### Work instructions
How many lines of these entries hold the string "that"? Answer with the number alone.

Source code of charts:
——————————

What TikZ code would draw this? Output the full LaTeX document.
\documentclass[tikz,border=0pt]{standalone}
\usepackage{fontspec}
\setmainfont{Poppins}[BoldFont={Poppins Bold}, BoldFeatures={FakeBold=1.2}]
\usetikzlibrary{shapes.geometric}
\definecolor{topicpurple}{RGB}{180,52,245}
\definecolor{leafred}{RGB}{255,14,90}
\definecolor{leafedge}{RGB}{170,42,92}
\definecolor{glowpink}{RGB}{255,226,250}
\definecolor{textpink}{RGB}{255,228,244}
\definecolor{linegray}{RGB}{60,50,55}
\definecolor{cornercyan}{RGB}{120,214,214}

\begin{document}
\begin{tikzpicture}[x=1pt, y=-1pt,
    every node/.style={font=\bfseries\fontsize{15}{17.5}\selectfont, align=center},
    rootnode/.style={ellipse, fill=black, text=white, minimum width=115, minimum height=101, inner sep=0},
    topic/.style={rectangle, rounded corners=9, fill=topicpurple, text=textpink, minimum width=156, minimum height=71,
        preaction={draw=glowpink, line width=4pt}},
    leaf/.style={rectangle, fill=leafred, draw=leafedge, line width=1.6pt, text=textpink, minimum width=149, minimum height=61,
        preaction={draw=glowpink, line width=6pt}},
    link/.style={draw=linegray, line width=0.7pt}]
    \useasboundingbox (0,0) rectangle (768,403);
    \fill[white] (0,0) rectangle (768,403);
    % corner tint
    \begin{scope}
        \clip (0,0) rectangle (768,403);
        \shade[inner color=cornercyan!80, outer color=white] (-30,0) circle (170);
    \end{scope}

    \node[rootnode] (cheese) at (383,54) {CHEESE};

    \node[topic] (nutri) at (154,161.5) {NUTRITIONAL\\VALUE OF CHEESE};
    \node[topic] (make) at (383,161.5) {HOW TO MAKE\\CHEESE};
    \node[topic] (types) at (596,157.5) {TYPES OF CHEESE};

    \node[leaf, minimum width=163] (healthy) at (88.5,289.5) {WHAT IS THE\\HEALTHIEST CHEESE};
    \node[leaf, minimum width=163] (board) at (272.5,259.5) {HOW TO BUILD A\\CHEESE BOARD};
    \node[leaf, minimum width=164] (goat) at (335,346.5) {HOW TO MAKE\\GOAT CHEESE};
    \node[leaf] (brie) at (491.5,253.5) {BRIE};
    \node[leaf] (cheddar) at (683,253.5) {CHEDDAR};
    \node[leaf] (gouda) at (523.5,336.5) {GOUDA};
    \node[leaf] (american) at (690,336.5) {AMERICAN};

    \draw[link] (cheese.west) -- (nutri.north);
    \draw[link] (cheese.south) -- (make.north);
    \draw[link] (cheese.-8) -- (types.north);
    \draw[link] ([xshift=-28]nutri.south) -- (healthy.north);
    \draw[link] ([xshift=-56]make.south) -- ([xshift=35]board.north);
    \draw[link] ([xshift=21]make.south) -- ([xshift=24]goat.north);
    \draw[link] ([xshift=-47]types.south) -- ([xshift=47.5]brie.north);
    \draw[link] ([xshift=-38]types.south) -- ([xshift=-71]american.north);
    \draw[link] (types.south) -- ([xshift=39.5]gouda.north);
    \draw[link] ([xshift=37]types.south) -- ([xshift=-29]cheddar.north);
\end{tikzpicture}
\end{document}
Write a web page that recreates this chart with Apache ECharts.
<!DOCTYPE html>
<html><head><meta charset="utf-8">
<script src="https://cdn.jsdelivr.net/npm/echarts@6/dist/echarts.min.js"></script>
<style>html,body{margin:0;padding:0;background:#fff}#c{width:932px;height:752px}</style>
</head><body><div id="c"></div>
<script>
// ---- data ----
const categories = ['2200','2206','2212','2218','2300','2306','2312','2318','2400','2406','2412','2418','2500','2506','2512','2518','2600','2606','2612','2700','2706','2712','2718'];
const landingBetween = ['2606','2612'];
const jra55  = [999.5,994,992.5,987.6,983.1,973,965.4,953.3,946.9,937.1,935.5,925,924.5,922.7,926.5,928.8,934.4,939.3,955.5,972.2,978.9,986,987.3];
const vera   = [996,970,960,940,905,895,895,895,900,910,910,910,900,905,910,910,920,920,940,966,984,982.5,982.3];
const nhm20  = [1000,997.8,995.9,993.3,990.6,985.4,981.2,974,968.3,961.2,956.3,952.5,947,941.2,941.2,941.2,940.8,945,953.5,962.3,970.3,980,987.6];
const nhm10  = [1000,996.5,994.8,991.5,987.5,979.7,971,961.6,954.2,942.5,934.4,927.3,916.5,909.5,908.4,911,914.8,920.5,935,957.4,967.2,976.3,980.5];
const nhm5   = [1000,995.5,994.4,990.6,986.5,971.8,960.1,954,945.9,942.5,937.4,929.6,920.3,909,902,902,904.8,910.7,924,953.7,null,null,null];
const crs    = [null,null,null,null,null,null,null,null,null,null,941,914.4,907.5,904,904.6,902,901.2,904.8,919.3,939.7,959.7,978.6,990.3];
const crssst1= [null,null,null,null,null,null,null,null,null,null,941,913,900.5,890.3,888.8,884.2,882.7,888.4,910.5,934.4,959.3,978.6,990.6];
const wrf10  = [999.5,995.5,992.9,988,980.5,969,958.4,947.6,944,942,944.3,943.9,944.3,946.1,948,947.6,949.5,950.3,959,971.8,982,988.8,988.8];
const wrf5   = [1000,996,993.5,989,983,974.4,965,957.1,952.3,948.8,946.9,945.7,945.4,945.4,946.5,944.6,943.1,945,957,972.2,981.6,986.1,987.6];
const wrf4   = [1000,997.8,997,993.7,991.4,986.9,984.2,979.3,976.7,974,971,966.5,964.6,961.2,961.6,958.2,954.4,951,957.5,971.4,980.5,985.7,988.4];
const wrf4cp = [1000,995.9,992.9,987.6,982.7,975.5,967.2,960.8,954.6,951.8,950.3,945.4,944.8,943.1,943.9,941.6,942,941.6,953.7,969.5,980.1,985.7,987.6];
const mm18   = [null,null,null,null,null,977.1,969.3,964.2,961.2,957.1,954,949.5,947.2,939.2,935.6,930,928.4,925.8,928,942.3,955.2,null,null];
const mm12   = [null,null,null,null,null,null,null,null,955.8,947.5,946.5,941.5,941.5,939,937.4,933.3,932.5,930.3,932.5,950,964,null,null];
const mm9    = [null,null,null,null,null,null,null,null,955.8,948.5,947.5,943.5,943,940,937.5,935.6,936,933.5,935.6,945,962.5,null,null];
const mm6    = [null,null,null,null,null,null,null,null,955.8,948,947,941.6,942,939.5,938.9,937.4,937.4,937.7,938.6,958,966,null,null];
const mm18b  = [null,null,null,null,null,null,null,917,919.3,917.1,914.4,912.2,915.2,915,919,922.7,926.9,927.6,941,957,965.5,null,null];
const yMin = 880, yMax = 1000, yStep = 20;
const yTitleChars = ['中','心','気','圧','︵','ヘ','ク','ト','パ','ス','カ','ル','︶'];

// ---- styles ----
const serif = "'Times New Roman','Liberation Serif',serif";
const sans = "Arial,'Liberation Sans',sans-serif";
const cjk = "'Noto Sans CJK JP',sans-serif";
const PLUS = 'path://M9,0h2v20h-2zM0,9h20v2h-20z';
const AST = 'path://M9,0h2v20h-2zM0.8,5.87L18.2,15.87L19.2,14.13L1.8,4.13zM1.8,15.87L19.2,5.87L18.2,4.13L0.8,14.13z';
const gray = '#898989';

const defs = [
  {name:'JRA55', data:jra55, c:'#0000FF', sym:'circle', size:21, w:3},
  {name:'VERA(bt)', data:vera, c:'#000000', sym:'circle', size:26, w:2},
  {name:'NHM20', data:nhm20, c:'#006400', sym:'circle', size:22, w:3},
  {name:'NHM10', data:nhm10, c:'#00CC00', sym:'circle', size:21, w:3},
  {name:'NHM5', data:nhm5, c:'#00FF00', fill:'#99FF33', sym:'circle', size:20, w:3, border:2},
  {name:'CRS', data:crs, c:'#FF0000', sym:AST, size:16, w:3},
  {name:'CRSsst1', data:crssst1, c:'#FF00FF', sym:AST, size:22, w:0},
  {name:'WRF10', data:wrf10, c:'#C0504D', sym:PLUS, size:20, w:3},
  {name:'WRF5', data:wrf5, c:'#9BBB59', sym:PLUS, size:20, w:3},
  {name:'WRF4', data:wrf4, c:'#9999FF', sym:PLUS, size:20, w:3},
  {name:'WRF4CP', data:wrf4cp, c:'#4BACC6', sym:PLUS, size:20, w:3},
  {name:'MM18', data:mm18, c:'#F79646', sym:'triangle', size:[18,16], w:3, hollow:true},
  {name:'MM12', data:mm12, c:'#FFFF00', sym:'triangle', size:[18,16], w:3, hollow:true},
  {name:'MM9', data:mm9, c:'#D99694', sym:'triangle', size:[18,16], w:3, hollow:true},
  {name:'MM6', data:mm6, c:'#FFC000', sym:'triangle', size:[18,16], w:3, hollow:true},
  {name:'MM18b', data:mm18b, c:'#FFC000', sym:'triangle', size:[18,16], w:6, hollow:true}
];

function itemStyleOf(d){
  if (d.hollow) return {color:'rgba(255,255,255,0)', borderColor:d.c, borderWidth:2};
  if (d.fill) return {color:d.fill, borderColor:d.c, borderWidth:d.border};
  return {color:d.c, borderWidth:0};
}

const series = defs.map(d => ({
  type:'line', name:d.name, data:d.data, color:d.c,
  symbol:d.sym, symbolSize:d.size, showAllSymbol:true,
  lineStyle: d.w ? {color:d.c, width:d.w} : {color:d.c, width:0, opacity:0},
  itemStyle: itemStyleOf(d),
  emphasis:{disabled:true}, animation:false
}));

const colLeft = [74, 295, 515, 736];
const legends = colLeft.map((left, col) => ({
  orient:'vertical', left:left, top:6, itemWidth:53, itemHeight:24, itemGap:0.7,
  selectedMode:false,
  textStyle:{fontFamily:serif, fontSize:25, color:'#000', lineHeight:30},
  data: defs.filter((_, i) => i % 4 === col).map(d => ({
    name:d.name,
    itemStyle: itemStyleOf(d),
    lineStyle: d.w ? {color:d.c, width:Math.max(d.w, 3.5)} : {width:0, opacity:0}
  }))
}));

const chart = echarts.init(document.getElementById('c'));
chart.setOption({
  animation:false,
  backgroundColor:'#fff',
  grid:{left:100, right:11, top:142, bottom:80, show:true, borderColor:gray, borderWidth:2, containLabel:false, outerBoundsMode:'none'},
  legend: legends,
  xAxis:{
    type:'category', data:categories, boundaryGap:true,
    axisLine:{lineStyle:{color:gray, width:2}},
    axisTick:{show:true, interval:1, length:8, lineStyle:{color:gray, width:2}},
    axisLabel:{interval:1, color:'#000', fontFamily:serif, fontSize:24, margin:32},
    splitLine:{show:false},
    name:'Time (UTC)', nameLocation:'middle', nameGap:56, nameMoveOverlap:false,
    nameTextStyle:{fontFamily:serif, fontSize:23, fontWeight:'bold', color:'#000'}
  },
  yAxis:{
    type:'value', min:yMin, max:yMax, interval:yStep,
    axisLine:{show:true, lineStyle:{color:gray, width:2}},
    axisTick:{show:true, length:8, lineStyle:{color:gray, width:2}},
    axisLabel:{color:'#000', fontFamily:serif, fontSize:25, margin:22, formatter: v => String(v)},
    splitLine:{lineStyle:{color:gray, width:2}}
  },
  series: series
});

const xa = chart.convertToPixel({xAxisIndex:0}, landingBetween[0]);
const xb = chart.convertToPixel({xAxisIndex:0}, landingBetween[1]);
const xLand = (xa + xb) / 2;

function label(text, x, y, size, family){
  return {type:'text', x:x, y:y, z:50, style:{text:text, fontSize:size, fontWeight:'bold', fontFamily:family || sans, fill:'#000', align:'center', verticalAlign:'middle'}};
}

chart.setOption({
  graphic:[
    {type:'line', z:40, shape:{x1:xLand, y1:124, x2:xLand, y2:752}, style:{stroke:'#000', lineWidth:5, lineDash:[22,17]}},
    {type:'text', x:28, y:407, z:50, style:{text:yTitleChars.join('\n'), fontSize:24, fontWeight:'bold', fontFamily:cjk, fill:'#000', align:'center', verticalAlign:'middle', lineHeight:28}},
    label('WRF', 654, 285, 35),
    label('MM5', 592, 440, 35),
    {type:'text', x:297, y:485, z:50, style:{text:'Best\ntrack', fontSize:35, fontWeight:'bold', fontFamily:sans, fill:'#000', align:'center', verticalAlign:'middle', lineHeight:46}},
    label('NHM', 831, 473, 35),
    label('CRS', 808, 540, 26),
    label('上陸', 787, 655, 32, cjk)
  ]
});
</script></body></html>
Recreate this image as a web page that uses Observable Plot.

——————————

### Written solution
2